— BEGIN Recorded data —
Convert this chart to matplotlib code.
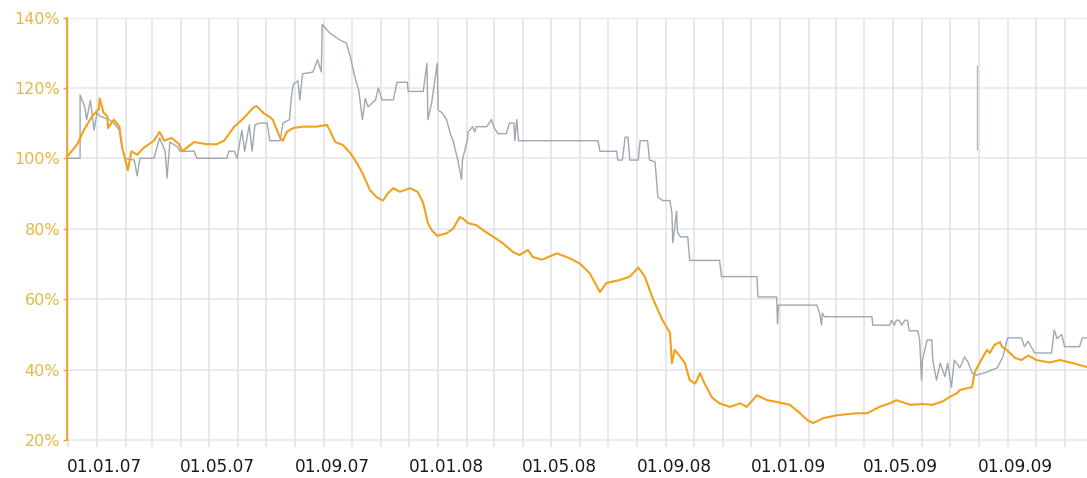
import numpy as np
import matplotlib
matplotlib.use("Agg")
import matplotlib.pyplot as plt
import matplotlib.dates as mdates
from matplotlib.ticker import FuncFormatter
from matplotlib.transforms import ScaledTranslation

start = np.datetime64("2007-01-01")

# orange series: days after 01.01.07, value in %
orange_days = [-32, -21, -14, -5, 2, 3, 7, 11, 12, 18, 24, 27, 30, 33, 37, 43, 50, 61, 67, 72,
               80, 88, 91, 104, 118, 128, 136, 147, 157, 168, 171, 178, 185, 188, 196, 199, 203,
               210, 220, 235, 246, 249, 255, 263, 271, 278, 284, 292, 299, 306, 311, 317, 324,
               335, 343, 349, 354, 358, 364, 374, 381, 388, 391, 397, 406, 413, 424, 434, 445,
               452, 461, 466, 476, 492, 506, 517, 527, 535, 538, 545, 559, 570, 579, 586, 595,
               605, 613, 615, 618, 624, 629, 634, 640, 645, 650, 658, 666, 677, 688, 695, 706,
               717, 727, 741, 752, 760, 766, 777, 791, 813, 824, 837, 848, 855, 870, 883, 894,
               905, 912, 920, 923, 936, 939, 944, 952, 955, 960, 966, 968, 973, 982, 989, 996,
               1005, 1019, 1030, 1044, 1059]
orange_vals = [100.4, 104, 108, 112, 114, 117, 113, 112, 108.6, 111, 109, 103, 100, 96.6, 102,
               101, 103, 105, 107.5, 105, 105.8, 104, 102, 104.6, 104, 104, 105, 109, 111.4,
               114.6, 114.8, 112.9, 111.7, 111, 105.8, 105, 107.5, 108.6, 109, 109, 109.5, 108,
               104.6, 103.8, 101.5, 98.7, 95.8, 91, 89, 88, 90, 91.5, 90.5, 91.5, 90.5, 87.3,
               81.6, 79.6, 78, 78.7, 80, 83.3, 83, 81.6, 81, 79.6, 77.7, 75.9, 73.4, 72.5, 74,
               72, 71.2, 73, 71.6, 70, 67.4, 63.5, 62, 64.6, 65.4, 66.4, 69, 66.4, 59.9, 54,
               50.4, 41.8, 45.6, 43.6, 41.8, 37, 36, 39, 36, 32, 30.4, 29.4, 30.4, 29.4, 32.7,
               31.3, 30.8, 30, 27.6, 25.6, 24.8, 26.2, 27, 27.6, 27.6, 29.4, 30.4, 31.3, 30,
               30.2, 30, 31, 32.2, 33.3, 34.2, 35, 39.3, 41.8, 45.6, 44.7, 47, 47.8, 46.5, 45.6,
               43.3, 42.7, 44, 42.7, 42, 42.7, 41.8, 40.7]

# gray series: days after 01.01.07, value in %
gray_days = [-32, -18, -18, -13, -11, -7, -3, 0, 3, 13, 18, 24, 27, 30, 40, 43, 46, 61, 67, 73,
             75, 78, 86, 89, 104, 107, 139, 141, 147, 150, 155, 158, 163, 166, 169, 174, 182,
             185, 196, 199, 206, 208, 210, 215, 217, 220, 231, 236, 240, 241, 249, 260, 267,
             271, 276, 280, 284, 287, 290, 298, 301, 305, 317, 321, 332, 333, 349, 353, 354,
             358, 364, 365, 369, 374, 378, 381, 386, 390, 391, 396, 397, 402, 404, 406, 417,
             422, 425, 429, 438, 441, 446, 447, 449, 451, 536, 538, 556, 557, 562, 565, 568,
             570, 579, 581, 589, 591, 597, 600, 605, 613, 615, 616, 620, 621, 624, 632, 634,
             666, 668, 706, 707, 727, 728, 729, 770, 773, 775, 776, 778, 829, 830, 848, 850,
             853, 855, 858, 861, 864, 867, 869, 878, 880, 882, 883, 888, 893, 894, 898, 902,
             907, 910, 914, 917, 923, 928, 932, 936, 941, 952, 963, 969, 974, 989, 992, 996,
             1003, 1021, 1024, 1027, 1032, 1035, 1051, 1054, 1059]
gray_vals = [100, 100, 118, 114.6, 111, 116.5, 108, 113, 112, 111, 110, 108, 103, 100, 99.5, 95,
             100, 100, 105.8, 102, 94.4, 104.6, 103.3, 102, 102, 100, 100, 102, 102, 100, 108,
             102, 109.5, 102, 109.5, 110, 110, 105, 105, 110, 111, 117.4, 121, 122, 116.6, 124,
             124.5, 128, 124.5, 138, 135.6, 133.6, 132.7, 128.8, 123, 119.4, 111, 117, 114.6,
             116.6, 120, 116.6, 116.6, 121.6, 121.6, 119, 119, 127, 111, 115.7, 127, 113.7,
             113, 111, 107, 105, 99.5, 94, 99.5, 105, 107.5, 109, 107.5, 109, 109, 111, 108.6,
             107, 107, 110, 110, 105, 111, 105, 105, 102, 102, 99.5, 99.5, 106, 106, 99.5,
             99.5, 105, 105, 99.5, 99, 89, 88, 88, 84.4, 76, 85, 79, 77.7, 77.7, 71, 71, 66.4,
             66.4, 60.6, 60.6, 53, 58.3, 58.3, 56, 52.7, 56, 55, 55, 52.6, 52.6, 54, 52.6, 54,
             54, 52.6, 54, 54, 51, 51, 48.4, 37, 42.7, 48.4, 48.4, 42.7, 37, 41.8, 38, 41.8,
             35, 42.7, 40.5, 43.6, 42, 39, 38.4, 39.3, 40.5, 43.6, 49, 49, 46.5, 48, 44.7,
             44.7, 51.2, 48.8, 50, 46.5, 46.5, 49, 49]

# stray gray mark in mid 2009
stray_day = 941
stray_range = [102.4, 126.5]

yticks = [20, 40, 60, 80, 100, 120, 140]

orange = "#f2a11c"
gray = "#9ea8b2"

fig = plt.figure(figsize=(10.87, 4.78), dpi=100)
ax = fig.add_axes([67 / 1087, 1 - 447 / 478, 1 - 67 / 1087, (447 - 17.5) / 478])

od = start + np.array(orange_days).astype("timedelta64[D]")
gd = start + np.array(gray_days).astype("timedelta64[D]")
sd = start + np.timedelta64(stray_day, "D")

ax.plot(gd, gray_vals, color=gray, lw=1.0, zorder=2)
ax.vlines(sd, stray_range[0], stray_range[1], color="#b4bcc4", lw=1.0, zorder=2)
ax.plot(od, orange_vals, color=orange, lw=1.5, zorder=3)

ax.set_xlim(np.datetime64("2006-11-30"), np.datetime64("2009-11-25"))
ax.set_ylim(18, 140)

ax.xaxis.set_major_locator(mdates.MonthLocator(bymonth=[1, 5, 9]))
ax.xaxis.set_major_formatter(mdates.DateFormatter("%d.%m.%y"))
ax.xaxis.set_minor_locator(mdates.MonthLocator())
ax.set_yticks(yticks)
ax.yaxis.set_major_formatter(FuncFormatter(lambda v, p: f"{v:.0f}%"))

ax.grid(True, axis="x", which="both", color="#dfe1e6", lw=1.1, zorder=0)
ax.grid(True, axis="y", which="major", color="#e4e6eb", lw=1.1, zorder=0)

for s in ["top", "right", "bottom"]:
    ax.spines[s].set_visible(False)
ax.spines["left"].set_color(orange)
ax.spines["left"].set_linewidth(1.3)
ax.spines["left"].set_bounds(20, 140)

ax.tick_params(axis="x", which="both", length=0, pad=8, labelsize=12.2, labelcolor="#1a1a1a")
ax.tick_params(axis="y", length=3, width=1, color=orange, pad=2, labelsize=11.5,
               labelcolor="#e4b845")

offset = ScaledTranslation(8 / 100, 0, fig.dpi_scale_trans)
for lab in ax.get_xticklabels():
    lab.set_transform(lab.get_transform() + offset)

fig.savefig("out.png", dpi=100)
— END Recorded data —
* _Short task_: Pick each line holding the word "matplotlib" out of the listing.

* _Expected output_:
Convert this chart to matplotlib code.
import matplotlib
matplotlib.use("Agg")
import matplotlib.pyplot as plt
import matplotlib.dates as mdates
from matplotlib.ticker import FuncFormatter
from matplotlib.transforms import ScaledTranslation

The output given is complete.